In our submission CEVEP proposed the following:
General Principles for Implementing Pay Equity
Purpose
Equal Pay is defined in the Equal Pay Act 1972 as a rate of remuneration in which there is no element of differentiation based on the sex of the employee. (1) New Zealand has ratified UN Conventions 100 and CEDAW which require equal pay for women and men for work of equal value based on objective appraisal of the value of their jobs. Recent Court judgments confirm that the Equal Pay Act covers both equal pay for women and men in the same job, and equal pay for work of equal value in different typically male and female jobs.
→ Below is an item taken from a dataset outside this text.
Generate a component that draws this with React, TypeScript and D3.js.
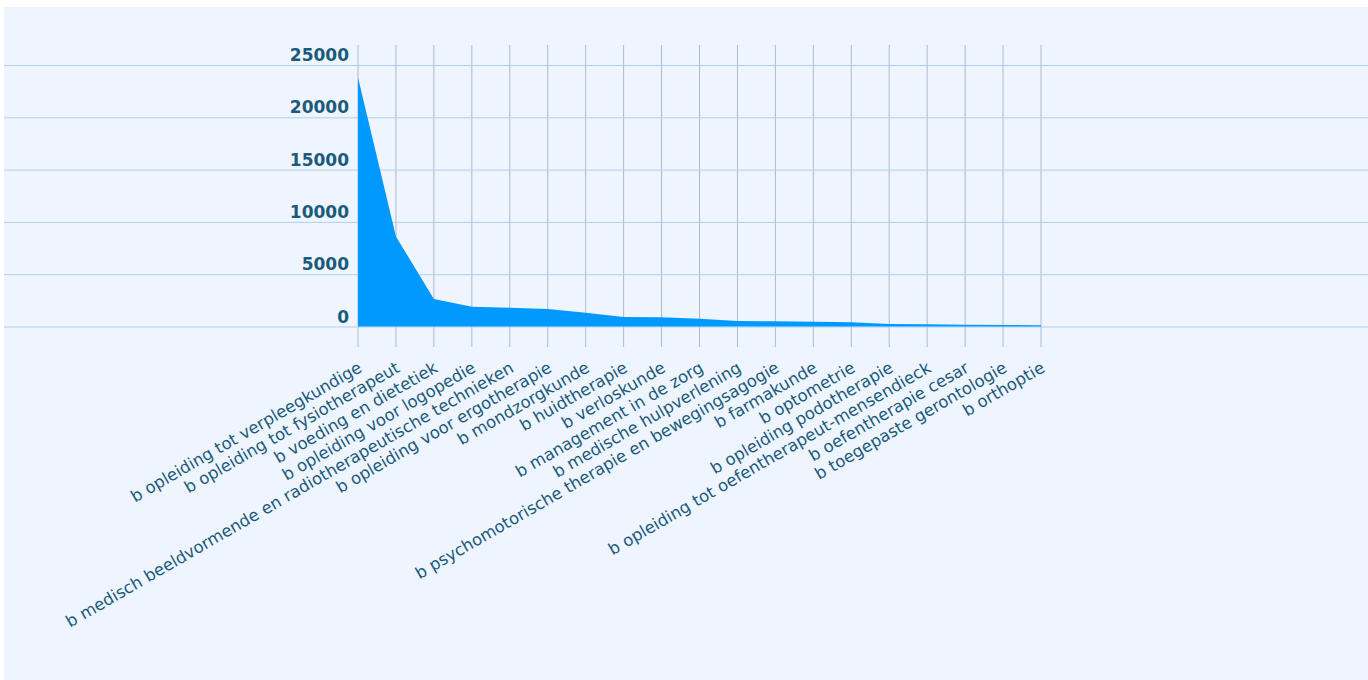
import React from 'react';
import * as d3 from 'd3';

const categories = [
  'b opleiding tot verpleegkundige',
  'b opleiding tot fysiotherapeut',
  'b voeding en dietetiek',
  'b opleiding voor logopedie',
  'b medisch beeldvormende en radiotherapeutische technieken',
  'b opleiding voor ergotherapie',
  'b mondzorgkunde',
  'b huidtherapie',
  'b verloskunde',
  'b management in de zorg',
  'b medische hulpverlening',
  'b psychomotorische therapie en bewegingsagogie',
  'b farmakunde',
  'b optometrie',
  'b opleiding podotherapie',
  'b opleiding tot oefentherapeut-mensendieck',
  'b oefentherapie cesar',
  'b toegepaste gerontologie',
  'b orthoptie',
];

const students = [
  23800, 8600, 2630, 1900, 1800, 1680, 1320, 910, 880, 750,
  530, 500, 460, 400, 240, 210, 170, 140, 120,
];

const yTicks = [0, 5000, 10000, 15000, 20000, 25000];

const W = 1368;
const H = 680;
const margin = { top: 65, left: 358, right: 1041, bottom: 326.5 };

const textColor = '#1c5a7b';
const fontFamily = '"DejaVu Sans", sans-serif';

export default function App() {
  const x = d3.scalePoint<string>().domain(categories).range([margin.left, margin.right]);
  const y = d3.scaleLinear().domain([0, 25000]).range([margin.bottom, margin.top]);

  const area = d3
    .area<number>()
    .x((_, i) => x(categories[i]) ?? 0)
    .y0(y(0))
    .y1((d) => y(d))
    .curve(d3.curveLinear);

  return (
    <svg
      width={W}
      height={H}
      style={{ position: 'absolute', left: 0, top: 0, display: 'block' }}
    >
      <rect x={4} y={7} width={W - 4} height={H - 7} fill="#eef5fe" />

      {/* vertical grid */}
      {categories.map((c) => (
        <line
          key={'v' + c}
          x1={x(c)}
          x2={x(c)}
          y1={45}
          y2={347}
          stroke="#a9bbd4"
          strokeWidth={1}
        />
      ))}

      {/* horizontal grid */}
      {yTicks.map((t) => (
        <line
          key={'h' + t}
          x1={4}
          x2={W}
          y1={y(t) + 0.5}
          y2={y(t) + 0.5}
          stroke="#aed0f4"
          strokeWidth={1}
        />
      ))}

      <path d={area(students) ?? ''} fill="#0099ff" />

      {/* y tick labels */}
      {yTicks.map((t) => (
        <text
          key={'yl' + t}
          x={349}
          y={y(t) - 10}
          textAnchor="end"
          dominantBaseline="central"
          fontFamily={fontFamily}
          fontWeight={600}
          fontSize={17}
          fill={textColor}
        >
          {t}
        </text>
      ))}

      {/* x tick labels */}
      {categories.map((c) => (
        <text
          key={'xl' + c}
          transform={`translate(${(x(c) ?? 0) + 5}, 371) rotate(-30)`}
          textAnchor="end"
          fontFamily={fontFamily}
          fontSize={16.5}
          fill={textColor}
        >
          {c}
        </text>
      ))}
    </svg>
  );
}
Under New Zealand's employment and human rights laws, employers must ensure their pay rates and other conditions of employment are free from all forms of discrimination. Employers cannot 'contract out' of requirements for equality and human rights. Nor does the Act permit 'market forces' or 'ability to pay' to be used as a reason for paying women less than men. (2)
We have drawn on the requirements of the Equal Pay Act, as well as those of the Employment Court and Court of Appeal judgments in developing the set of General Principles below. To the extent that any aspect of these may be seen as 'restating the Act', we believe that General Principles should be a stand-alone document for best use by employers, employees and unions.
General Principles
- As the Equal Pay Act applies to all employment instruments (3), the General Principles for Implementing Pay Equity must also apply to all employers, public or private. Further principles may apply to a particular sector or kind of work. Parties to a claim may continue to apply for further guidance from the Employment Court under s 9 of the Act if needed.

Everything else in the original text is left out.